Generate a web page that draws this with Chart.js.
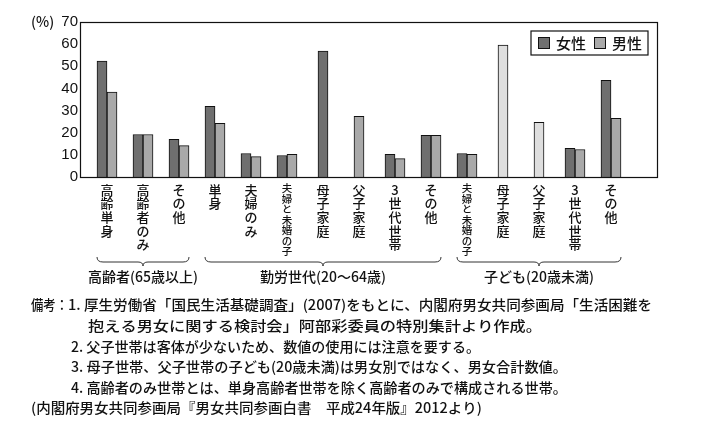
<!DOCTYPE html>
<html lang="ja">
<head>
<meta charset="utf-8">
<script src="https://cdn.jsdelivr.net/npm/chart.js@4/dist/chart.umd.min.js"></script>
<style>
  html, body { margin: 0; padding: 0; background: #fff; }
  #wrap { position: relative; width: 716px; height: 433px; }
</style>
</head>
<body>
<div id="wrap"><canvas id="chart"></canvas></div>
<script>
// categories (vertical labels, one char per line)
const categories = [
  '高齢単身', '高齢者のみ', 'その他',
  '単身', '夫婦のみ', '夫婦と未婚の子', '母子家庭', '父子家庭', '3世代世帯', 'その他',
  '夫婦と未婚の子', '母子家庭', '父子家庭', '3世代世帯', 'その他'
];
const female = [52.4, 19.2, 17.0, 31.9, 10.6, 9.7, 56.9, null, 10.2, 18.8, 10.6, null, null, 12.9, 43.7];
const male   = [38.3, 19.2, 14.2, 24.2, 9.2, 10.2, null, 27.4, 8.3, 18.8, 10.2, null, null, 12.4, 26.5];
const total  = [null, null, null, null, null, null, null, null, null, null, null, 59.6, 24.7, null, null];
const yTicks = [0, 10, 20, 30, 40, 50, 60, 70];

const groupNames = ['高齢者(65歳以上)', '勤労世代(20～64歳)', '子ども(20歳未満)'];
const groupRanges = [[0, 2], [3, 9], [10, 14]];

const notes = [
  '備考：',
  '1. 厚生労働省「国民生活基礎調査」(2007)をもとに、内閣府男女共同参画局「生活困難を',
  '抱える男女に関する検討会」阿部彩委員の特別集計より作成。',
  '2. 父子世帯は客体が少ないため、数値の使用には注意を要する。',
  '3. 母子世帯、父子世帯の子ども(20歳未満)は男女別ではなく、男女合計数値。',
  '4. 高齢者のみ世帯とは、単身高齢者世帯を除く高齢者のみで構成される世帯。',
  '(内閣府男女共同参画局『男女共同参画白書　平成24年版』2012より)'
];

const JP = '"Noto Sans CJK JP", "Noto Sans", sans-serif';
const INK = '#111';

// draw text stretched/squeezed to a given width
function fitText(ctx, text, x, y, w) {
  const m = ctx.measureText(text).width;
  ctx.save();
  ctx.translate(x, y);
  ctx.scale(w / m, 1);
  ctx.fillText(text, 0, 0);
  ctx.restore();
}

function drawBrace(ctx, x1, x2, yTop) {
  const yl = yTop + 5;
  const mid = (x1 + x2) / 2;
  ctx.beginPath();
  ctx.moveTo(x1, yTop);
  ctx.quadraticCurveTo(x1, yl, x1 + 6, yl);
  ctx.lineTo(mid - 5, yl);
  ctx.quadraticCurveTo(mid, yl, mid, yl + 4);
  ctx.quadraticCurveTo(mid, yl, mid + 5, yl);
  ctx.lineTo(x2 - 6, yl);
  ctx.quadraticCurveTo(x2, yl, x2, yTop);
  ctx.stroke();
}

const decorations = {
  id: 'decorations',
  afterDraw(chart) {
    const ctx = chart.ctx;
    const area = chart.chartArea;
    const xs = chart.scales.x;
    ctx.save();

    // plot frame
    ctx.strokeStyle = INK;
    ctx.lineWidth = 1.2;
    ctx.strokeRect(80.5, area.top + 0.5, 657 - 80, area.bottom - area.top);

    // (%) unit
    ctx.fillStyle = INK;
    ctx.font = '500 14px ' + JP;
    ctx.textBaseline = 'middle';
    ctx.textAlign = 'left';
    ctx.fillText('(%)', 31, area.top);

    // legend
    ctx.lineWidth = 1.2;
    ctx.strokeRect(531, 31, 117, 24);
    const items = chart.data.datasets.slice(0, 2);
    const lx = [538, 594];
    items.forEach((ds, i) => {
      ctx.fillStyle = ds.backgroundColor;
      ctx.fillRect(lx[i], 37.5, 11, 11);
      ctx.strokeStyle = INK;
      ctx.lineWidth = 1;
      ctx.strokeRect(lx[i] + 0.5, 37.5, 11, 11);
      ctx.fillStyle = INK;
      ctx.font = '500 15px ' + JP;
      ctx.fillText(ds.label, lx[i] + 18, 43.5);
    });

    // group braces and names
    ctx.strokeStyle = '#333';
    ctx.lineWidth = 1;
    ctx.font = '500 14px ' + JP;
    ctx.textAlign = 'center';
    groupRanges.forEach((r, i) => {
      const x1 = xs.getPixelForValue(r[0]) - 10;
      const x2 = xs.getPixelForValue(r[1]) + 10;
      drawBrace(ctx, x1, x2, 257);
      ctx.fillStyle = INK;
      ctx.fillText(groupNames[i], (x1 + x2) / 2, 277);
    });

    // notes
    ctx.textAlign = 'left';
    ctx.font = '500 14px ' + JP;
    const noteLines = [
      [notes[0], 31, 305, 37],
      [notes[1], 68, 305, 584],
      [notes[2], 88, 326, 454],
      [notes[3], 71, 347, 409],
      [notes[4], 71, 367, 496],
      [notes[5], 71, 388, 496],
      [notes[6], 31, 408, 451]
    ];
    noteLines.forEach(l => fitText(ctx, l[0], l[1], l[2], l[3]));

    ctx.restore();
  }
};

new Chart(document.getElementById('chart'), {
  type: 'bar',
  data: {
    labels: categories.map(c => c.split('')),
    datasets: [
      { label: '女性', data: female, backgroundColor: '#6f6f6f', borderColor: INK, borderWidth: 1 },
      { label: '男性', data: male, backgroundColor: '#a9a9a9', borderColor: INK, borderWidth: 1 },
      { label: '男女計', data: total, backgroundColor: '#dedede', borderColor: INK, borderWidth: 1 }
    ]
  },
  options: {
    responsive: true,
    maintainAspectRatio: false,
    animation: false,
    skipNull: true,
    barThickness: 10,
    layout: { padding: { top: 22, right: 87, left: 0, bottom: 0 } },
    plugins: {
      legend: { display: false },
      tooltip: { enabled: false }
    },
    scales: {
      x: {
        grid: { display: false, drawTicks: false },
        border: { display: false },
        afterFit: s => { s.height = 433 - 177; },
        ticks: {
          autoSkip: false,
          maxRotation: 0,
          minRotation: 0,
          padding: 6,
          color: INK,
          font: ctx => {
            const n = categories[ctx.index] ? categories[ctx.index].length : 4;
            return n > 5
              ? { family: JP, size: 10.5, weight: 500, lineHeight: 1.0 }
              : { family: JP, size: 13, weight: 500, lineHeight: 1.05 };
          }
        }
      },
      y: {
        min: 0,
        max: 70,
        grid: { display: false, drawTicks: false },
        border: { display: false },
        afterFit: s => { s.width = 89; },
        afterBuildTicks: s => { s.ticks = yTicks.map(v => ({ value: v })); },
        ticks: {
          padding: 11,
          color: INK,
          font: { family: '"Liberation Sans", Arial, sans-serif', size: 15 }
        }
      }
    }
  },
  plugins: [decorations]
});
</script>
</body>
</html>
= = =
- The exercise -
Omit pictures; set down the rest of the material word for word.

- Complete output -
Generate a web page that draws this with Chart.js.
<!DOCTYPE html>
<html lang="ja">
<head>
<meta charset="utf-8">
<script src="https://cdn.jsdelivr.net/npm/chart.js@4/dist/chart.umd.min.js"></script>
<style>
  html, body { margin: 0; padding: 0; background: #fff; }
  #wrap { position: relative; width: 716px; height: 433px; }
</style>
</head>
<body>
<div id="wrap"><canvas id="chart"></canvas></div>
<script>
// categories (vertical labels, one char per line)
const categories = [
  '高齢単身', '高齢者のみ', 'その他',
  '単身', '夫婦のみ', '夫婦と未婚の子', '母子家庭', '父子家庭', '3世代世帯', 'その他',
  '夫婦と未婚の子', '母子家庭', '父子家庭', '3世代世帯', 'その他'
];
const female = [52.4, 19.2, 17.0, 31.9, 10.6, 9.7, 56.9, null, 10.2, 18.8, 10.6, null, null, 12.9, 43.7];
const male   = [38.3, 19.2, 14.2, 24.2, 9.2, 10.2, null, 27.4, 8.3, 18.8, 10.2, null, null, 12.4, 26.5];
const total  = [null, null, null, null, null, null, null, null, null, null, null, 59.6, 24.7, null, null];
const yTicks = [0, 10, 20, 30, 40, 50, 60, 70];

const groupNames = ['高齢者(65歳以上)', '勤労世代(20～64歳)', '子ども(20歳未満)'];
const groupRanges = [[0, 2], [3, 9], [10, 14]];

const notes = [
  '備考：',
  '1. 厚生労働省「国民生活基礎調査」(2007)をもとに、内閣府男女共同参画局「生活困難を',
  '抱える男女に関する検討会」阿部彩委員の特別集計より作成。',
  '2. 父子世帯は客体が少ないため、数値の使用には注意を要する。',
  '3. 母子世帯、父子世帯の子ども(20歳未満)は男女別ではなく、男女合計数値。',
  '4. 高齢者のみ世帯とは、単身高齢者世帯を除く高齢者のみで構成される世帯。',
  '(内閣府男女共同参画局『男女共同参画白書　平成24年版』2012より)'
];

const JP = '"Noto Sans CJK JP", "Noto Sans", sans-serif';
const INK = '#111';

// draw text stretched/squeezed to a given width
function fitText(ctx, text, x, y, w) {
  const m = ctx.measureText(text).width;
  ctx.save();
  ctx.translate(x, y);
  ctx.scale(w / m, 1);
  ctx.fillText(text, 0, 0);
  ctx.restore();
}

function drawBrace(ctx, x1, x2, yTop) {
  const yl = yTop + 5;
  const mid = (x1 + x2) / 2;
  ctx.beginPath();
  ctx.moveTo(x1, yTop);
  ctx.quadraticCurveTo(x1, yl, x1 + 6, yl);
  ctx.lineTo(mid - 5, yl);
  ctx.quadraticCurveTo(mid, yl, mid, yl + 4);
  ctx.quadraticCurveTo(mid, yl, mid + 5, yl);
  ctx.lineTo(x2 - 6, yl);
  ctx.quadraticCurveTo(x2, yl, x2, yTop);
  ctx.stroke();
}

const decorations = {
  id: 'decorations',
  afterDraw(chart) {
    const ctx = chart.ctx;
    const area = chart.chartArea;
    const xs = chart.scales.x;
    ctx.save();

    // plot frame
    ctx.strokeStyle = INK;
    ctx.lineWidth = 1.2;
    ctx.strokeRect(80.5, area.top + 0.5, 657 - 80, area.bottom - area.top);

    // (%) unit
    ctx.fillStyle = INK;
    ctx.font = '500 14px ' + JP;
    ctx.textBaseline = 'middle';
    ctx.textAlign = 'left';
    ctx.fillText('(%)', 31, area.top);

    // legend
    ctx.lineWidth = 1.2;
    ctx.strokeRect(531, 31, 117, 24);
    const items = chart.data.datasets.slice(0, 2);
    const lx = [538, 594];
    items.forEach((ds, i) => {
      ctx.fillStyle = ds.backgroundColor;
      ctx.fillRect(lx[i], 37.5, 11, 11);
      ctx.strokeStyle = INK;
      ctx.lineWidth = 1;
      ctx.strokeRect(lx[i] + 0.5, 37.5, 11, 11);
      ctx.fillStyle = INK;
      ctx.font = '500 15px ' + JP;
      ctx.fillText(ds.label, lx[i] + 18, 43.5);
    });

    // group braces and names
    ctx.strokeStyle = '#333';
    ctx.lineWidth = 1;
    ctx.font = '500 14px ' + JP;
    ctx.textAlign = 'center';
    groupRanges.forEach((r, i) => {
      const x1 = xs.getPixelForValue(r[0]) - 10;
      const x2 = xs.getPixelForValue(r[1]) + 10;
      drawBrace(ctx, x1, x2, 257);
      ctx.fillStyle = INK;
      ctx.fillText(groupNames[i], (x1 + x2) / 2, 277);
    });

    // notes
    ctx.textAlign = 'left';
    ctx.font = '500 14px ' + JP;
    const noteLines = [
      [notes[0], 31, 305, 37],
      [notes[1], 68, 305, 584],
      [notes[2], 88, 326, 454],
      [notes[3], 71, 347, 409],
      [notes[4], 71, 367, 496],
      [notes[5], 71, 388, 496],
      [notes[6], 31, 408, 451]
    ];
    noteLines.forEach(l => fitText(ctx, l[0], l[1], l[2], l[3]));

    ctx.restore();
  }
};

new Chart(document.getElementById('chart'), {
  type: 'bar',
  data: {
    labels: categories.map(c => c.split('')),
    datasets: [
      { label: '女性', data: female, backgroundColor: '#6f6f6f', borderColor: INK, borderWidth: 1 },
      { label: '男性', data: male, backgroundColor: '#a9a9a9', borderColor: INK, borderWidth: 1 },
      { label: '男女計', data: total, backgroundColor: '#dedede', borderColor: INK, borderWidth: 1 }
    ]
  },
  options: {
    responsive: true,
    maintainAspectRatio: false,
    animation: false,
    skipNull: true,
    barThickness: 10,
    layout: { padding: { top: 22, right: 87, left: 0, bottom: 0 } },
    plugins: {
      legend: { display: false },
      tooltip: { enabled: false }
    },
    scales: {
      x: {
        grid: { display: false, drawTicks: false },
        border: { display: false },
        afterFit: s => { s.height = 433 - 177; },
        ticks: {
          autoSkip: false,
          maxRotation: 0,
          minRotation: 0,
          padding: 6,
          color: INK,
          font: ctx => {
            const n = categories[ctx.index] ? categories[ctx.index].length : 4;
            return n > 5
              ? { family: JP, size: 10.5, weight: 500, lineHeight: 1.0 }
              : { family: JP, size: 13, weight: 500, lineHeight: 1.05 };
          }
        }
      },
      y: {
        min: 0,
        max: 70,
        grid: { display: false, drawTicks: false },
        border: { display: false },
        afterFit: s => { s.width = 89; },
        afterBuildTicks: s => { s.ticks = yTicks.map(v => ({ value: v })); },
        ticks: {
          padding: 11,
          color: INK,
          font: { family: '"Liberation Sans", Arial, sans-serif', size: 15 }
        }
      }
    }
  },
  plugins: [decorations]
});
</script>
</body>
</html>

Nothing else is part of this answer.